Some 5000 foreign tourists, mostly Europeans, were still missing four days after the wall of water hit coasts and devastated beach resorts round the
Indian Ocean. Germany said more than 1000 of its citizens were still missing.

As relatives combed Asian beaches in search of missing loved ones and police tried to identify the dead, newspapers, politicians and people across Scandinavia fumed at what they said was the slow response of their governments to the crisis.

Flags were to fly at half-mast in Sweden, Norway and Finland on January 1 while New Year's Eve events were being toned down.

"It is clear to everyone that the number of casualties will be in the hundreds. In the worst case the number could rise over 1000," Swedish Prime Minister Goran Persson said. Sweden is a small country and it is a huge number of dead."

Forty-four had been confirmed killed, up from six, he said.

A Swedish Foreign Ministry official said the first bodies might be brought back this weekend. As Sweden lacked coffins, it would appeal to United Nations agencies for more, the official said.

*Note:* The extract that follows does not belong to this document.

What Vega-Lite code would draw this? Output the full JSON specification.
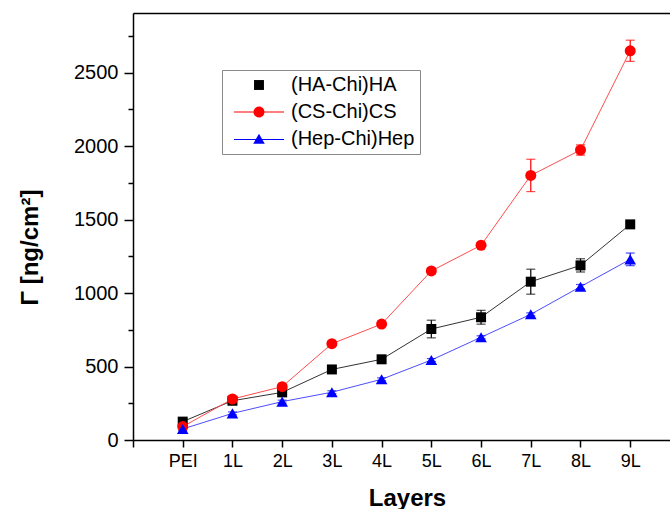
{
  "$schema": "https://vega.github.io/schema/vega-lite/v6.json",
  "width": 537,
  "height": 427,
  "autosize": {"type": "none"},
  "padding": {"left": 133, "top": 13, "right": 0, "bottom": 69},
  "background": "white",
  "config": {"font": "Liberation Sans", "view": {"stroke": null}, "axis": {"grid": false}},
  "data": {"values": [
    {"layer": "PEI", "idx": 0, "series": "(HA-Chi)HA", "value": 125, "err": 10},
    {"layer": "1L", "idx": 1, "series": "(HA-Chi)HA", "value": 267, "err": 10},
    {"layer": "2L", "idx": 2, "series": "(HA-Chi)HA", "value": 324, "err": 15},
    {"layer": "3L", "idx": 3, "series": "(HA-Chi)HA", "value": 480, "err": 15},
    {"layer": "4L", "idx": 4, "series": "(HA-Chi)HA", "value": 549, "err": 12},
    {"layer": "5L", "idx": 5, "series": "(HA-Chi)HA", "value": 755, "err": 60},
    {"layer": "6L", "idx": 6, "series": "(HA-Chi)HA", "value": 835, "err": 47},
    {"layer": "7L", "idx": 7, "series": "(HA-Chi)HA", "value": 1077, "err": 85},
    {"layer": "8L", "idx": 8, "series": "(HA-Chi)HA", "value": 1188, "err": 45},
    {"layer": "9L", "idx": 9, "series": "(HA-Chi)HA", "value": 1467, "err": 15},
    {"layer": "PEI", "idx": 0, "series": "(CS-Chi)CS", "value": 91, "err": 10},
    {"layer": "1L", "idx": 1, "series": "(CS-Chi)CS", "value": 279, "err": 10},
    {"layer": "2L", "idx": 2, "series": "(CS-Chi)CS", "value": 363, "err": 10},
    {"layer": "3L", "idx": 3, "series": "(CS-Chi)CS", "value": 655, "err": 10},
    {"layer": "4L", "idx": 4, "series": "(CS-Chi)CS", "value": 789, "err": 10},
    {"layer": "5L", "idx": 5, "series": "(CS-Chi)CS", "value": 1150, "err": 20},
    {"layer": "6L", "idx": 6, "series": "(CS-Chi)CS", "value": 1325, "err": 10},
    {"layer": "7L", "idx": 7, "series": "(CS-Chi)CS", "value": 1800, "err": 110},
    {"layer": "8L", "idx": 8, "series": "(CS-Chi)CS", "value": 1973, "err": 35},
    {"layer": "9L", "idx": 9, "series": "(CS-Chi)CS", "value": 2648, "err": 72},
    {"layer": "PEI", "idx": 0, "series": "(Hep-Chi)Hep", "value": 75, "err": 12},
    {"layer": "1L", "idx": 1, "series": "(Hep-Chi)Hep", "value": 181, "err": 10},
    {"layer": "2L", "idx": 2, "series": "(Hep-Chi)Hep", "value": 261, "err": 10},
    {"layer": "3L", "idx": 3, "series": "(Hep-Chi)Hep", "value": 325, "err": 10},
    {"layer": "4L", "idx": 4, "series": "(Hep-Chi)Hep", "value": 413, "err": 10},
    {"layer": "5L", "idx": 5, "series": "(Hep-Chi)Hep", "value": 544, "err": 10},
    {"layer": "6L", "idx": 6, "series": "(Hep-Chi)Hep", "value": 699, "err": 10},
    {"layer": "7L", "idx": 7, "series": "(Hep-Chi)Hep", "value": 855, "err": 10},
    {"layer": "8L", "idx": 8, "series": "(Hep-Chi)Hep", "value": 1043, "err": 15},
    {"layer": "9L", "idx": 9, "series": "(Hep-Chi)Hep", "value": 1229, "err": 43}
  ]},
  "layer": [
    {
      "encoding": {
        "x": {"field": "idx", "type": "quantitative",
          "scale": {"domain": [-1, 9.8], "nice": false, "zero": false},
          "axis": {"values": [-1, 0, 1, 2, 3, 4, 5, 6, 7, 8, 9],
            "labelExpr": "datum.value == 0 ? 'PEI' : (datum.value < 0 ? '' : datum.value + 'L')",
            "tickSize": 7, "tickWidth": 1.5, "tickColor": "black",
            "domainColor": "black", "domainWidth": 1.5,
            "labelFontSize": 18, "labelPadding": 5, "labelColor": "black",
            "labelFlush": false, "labelOverlap": false,
            "title": "Layers", "titleFontSize": 24, "titleFontWeight": "bold", "titleColor": "black",
            "titleX": 274, "titleY": 65, "titleBaseline": "alphabetic", "titleAlign": "center"}},
        "y": {"field": "value", "type": "quantitative",
          "scale": {"domain": [0, 2905], "nice": false},
          "axis": {"values": [0, 500, 1000, 1500, 2000, 2500], "format": "d",
            "tickSize": 9, "tickWidth": 1.5, "tickColor": "black",
            "domainColor": "black", "domainWidth": 1.5,
            "labelFontSize": 20, "labelColor": "black", "labelPadding": 6,
            "title": "Γ [ng/cm²]", "titleFontSize": 24, "titleFontWeight": "bold", "titleColor": "black",
            "titleX": -103, "titleY": 234, "titleAngle": 270, "titleAlign": "center", "titleBaseline": "middle"}}
      },
      "layer": [
        {
          "transform": [{"filter": {"field": "series", "equal": "(HA-Chi)HA"}}],
          "mark": {"type": "line", "strokeWidth": 1, "color": "#333333"}
        },
        {
          "transform": [{"filter": {"field": "series", "equal": "(CS-Chi)CS"}}],
          "mark": {"type": "line", "strokeWidth": 1, "color": "#ff4d4d"}
        },
        {
          "transform": [{"filter": {"field": "series", "equal": "(Hep-Chi)Hep"}}],
          "mark": {"type": "line", "strokeWidth": 1, "color": "#4d4dff"}
        },
        {
          "transform": [{"filter": {"field": "series", "equal": "(HA-Chi)HA"}}],
          "mark": {"type": "errorbar", "ticks": {"size": 9}, "thickness": 1.2, "color": "black"},
          "encoding": {"yError": {"field": "err"}}
        },
        {
          "transform": [{"filter": {"field": "series", "equal": "(CS-Chi)CS"}}],
          "mark": {"type": "errorbar", "ticks": {"size": 9}, "thickness": 1.2, "color": "red"},
          "encoding": {"yError": {"field": "err"}}
        },
        {
          "transform": [{"filter": {"field": "series", "equal": "(Hep-Chi)Hep"}}],
          "mark": {"type": "errorbar", "ticks": {"size": 9}, "thickness": 1.2, "color": "blue"},
          "encoding": {"yError": {"field": "err"}}
        },
        {
          "transform": [{"filter": {"field": "series", "equal": "(HA-Chi)HA"}}],
          "mark": {"type": "point", "shape": "square", "filled": true, "color": "black", "size": 100, "opacity": 1}
        },
        {
          "transform": [{"filter": {"field": "series", "equal": "(CS-Chi)CS"}}],
          "mark": {"type": "point", "shape": "circle", "filled": true, "color": "red", "size": 121, "opacity": 1}
        },
        {
          "transform": [{"filter": {"field": "series", "equal": "(Hep-Chi)Hep"}}],
          "mark": {"type": "point", "shape": "triangle-up", "filled": true, "color": "blue", "size": 135, "opacity": 1}
        }
      ]
    },
    {
      "transform": [{"filter": "datum.value < 0"}],
      "mark": {"type": "point", "filled": true, "opacity": 1},
      "encoding": {
        "x": {"field": "idx", "type": "quantitative",
          "scale": {"domain": [-1, 9.8], "nice": false, "zero": false},
          "axis": {"orient": "top", "ticks": false, "labels": false, "domain": true,
            "domainColor": "black", "domainWidth": 1.5, "title": null}},
        "y": {"field": "value", "type": "quantitative",
          "scale": {"domain": [0, 2905], "nice": false},
          "axis": {"orient": "left", "values": [250, 750, 1250, 1750, 2250, 2750],
            "tickSize": 5, "tickWidth": 1.5, "tickColor": "black",
            "labels": false, "domain": false, "title": null}},
        "color": {"field": "series", "type": "nominal",
          "scale": {"domain": ["(HA-Chi)HA", "(CS-Chi)CS", "(Hep-Chi)Hep"], "range": ["black", "red", "blue"]},
          "legend": {"title": null, "orient": "none", "legendX": 89, "legendY": 57, "padding": 5,
            "strokeColor": "#8a8a8a", "fillColor": "white", "symbolSize": 121,
            "labelFontSize": 20, "labelColor": "black", "rowPadding": 7, "labelOffset": 22,
            "symbolOffset": 22}},
        "shape": {"field": "series", "type": "nominal",
          "scale": {"domain": ["(HA-Chi)HA", "(CS-Chi)CS", "(Hep-Chi)Hep"],
            "range": [
              "M-0.9,-0.9L0.9,-0.9L0.9,0.9L-0.9,0.9Z",
              "M1,0A1,1 0 1,1 -1,0A1,1 0 1,1 1,0Z M-4.55,-0.08L4.55,-0.08L4.55,0.08L-4.55,0.08Z",
              "M0,-0.95L1.05,0.85L-1.05,0.85Z M-4.55,0.02L4.55,0.02L4.55,0.18L-4.55,0.18Z"
            ]},
          "legend": {"title": null, "orient": "none", "legendX": 89, "legendY": 57, "padding": 5,
            "strokeColor": "#8a8a8a", "fillColor": "white", "symbolSize": 121,
            "labelFontSize": 20, "labelColor": "black", "rowPadding": 7, "labelOffset": 22,
            "symbolOffset": 22}}
      }
    }
  ],
  "resolve": {"axis": {"x": "independent", "y": "independent"}}
}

Among foreign states, Sweden fears being hardest hit as its people have flocked for years to Thailand to escape long, cold winters. Officials have raised the figure of missing to 2500 from 1500.

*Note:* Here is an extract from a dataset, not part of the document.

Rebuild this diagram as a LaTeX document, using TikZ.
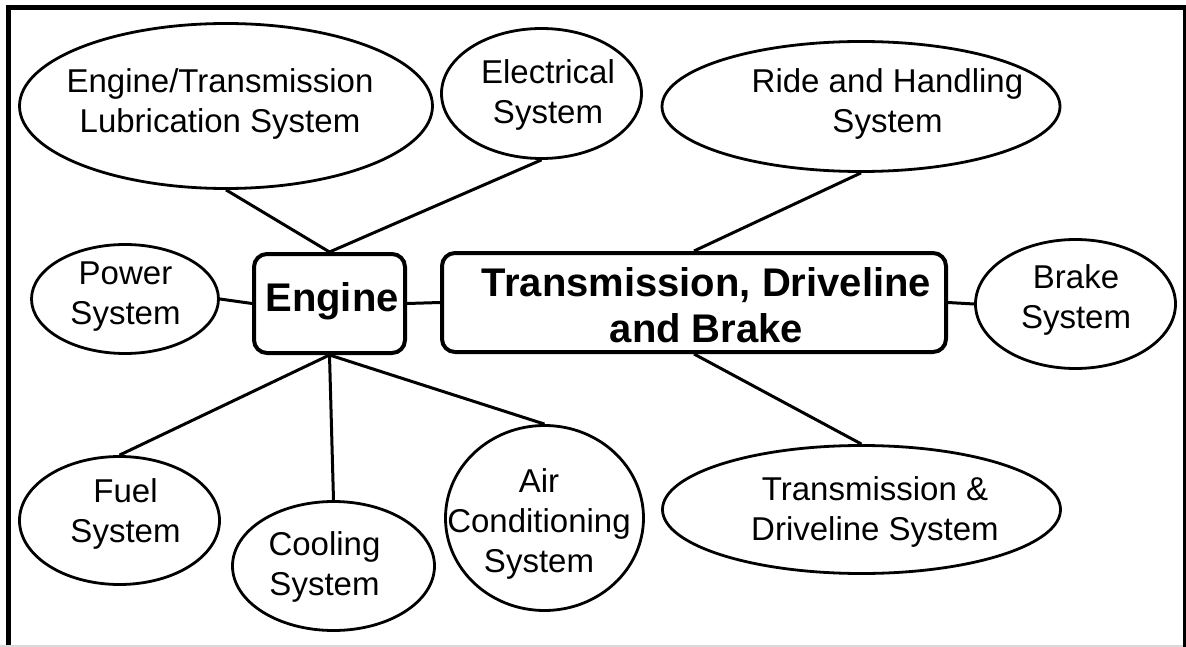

More than 125,000 people in Indonesia, India, Thailand, Sri Lanka, Malaysia and other countries as far away as Africa have been listed as killed.

Tourists from Australia, Canada, Japan, Singapore, South Africa and South Korea were also among the dead.

Nearly 700 Italians, 462 Norwegians, 419 Danes, 263 Finns, 200 Czechs and 294 Singaporean tourists are among those reported missing.

In Norway, where 21 nationals are confirmed dead, Prime Minister Kjell Magne Bondevik said many of the 462 missing in the tsunami may be dead.

"We have to be prepared that many of those are dead," he told Norwegian NRK radio, referring to the missing Norwegians.

German Chancellor Gerhard Schroeder has said hundreds of his countrymen probably died in the disaster.

A deputy foreign minister said on Thursday 33 Germans were confirmed dead, while more than 1000 were missing.

Newspapers across Scandinavia fired off editorials accusing the region's leaders of being too slow to respond to the initial disaster and to send out help to their countrymen. Swedish tabloids were the harshest.

"She went to the theatre," Aftonbladet said, referring to Foreign Minister Laila Freivalds.

It said she did not go to her office for 30 hours. Freivalds said she had been contactable all the time on her mobile phone.

The government has acknowledged it reacted slowly in the early stages, but said no one knew how big the disaster was.

Leading Norwegian daily Aftenposten said there was "good reason to ask whether it took too long for governments in Denmark, Sweden and Norway" to decide to help their citizens.

In Denmark, one opposition party demanded a special meeting of parliament's foreign affairs committee while the Social Democratic opposition leader Mogens Lykketoft criticised the government for not sending out a disaster management team.

Former Finnish Finance Minister Sauli Niinisto, who saved himself and his two sons by clinging to a lamppost for two hours, was critical of his government for failing to hold an emergency meeting on the disaster.

"I was left with the feeling no one wanted us anywhere," he told a TV talk show after his ordeal in Khao Lak, the worst hit Thai beach, where he hurt his leg saving a Swedish child.

Finnish tabloids painted their front covers black and showed photographs of the missing.

"Where are they?" they questioned. Persson said the disaster would cast a long shadow.

"There will be many empty chairs in school classrooms and offices, and the uncertainty will go on for a long time."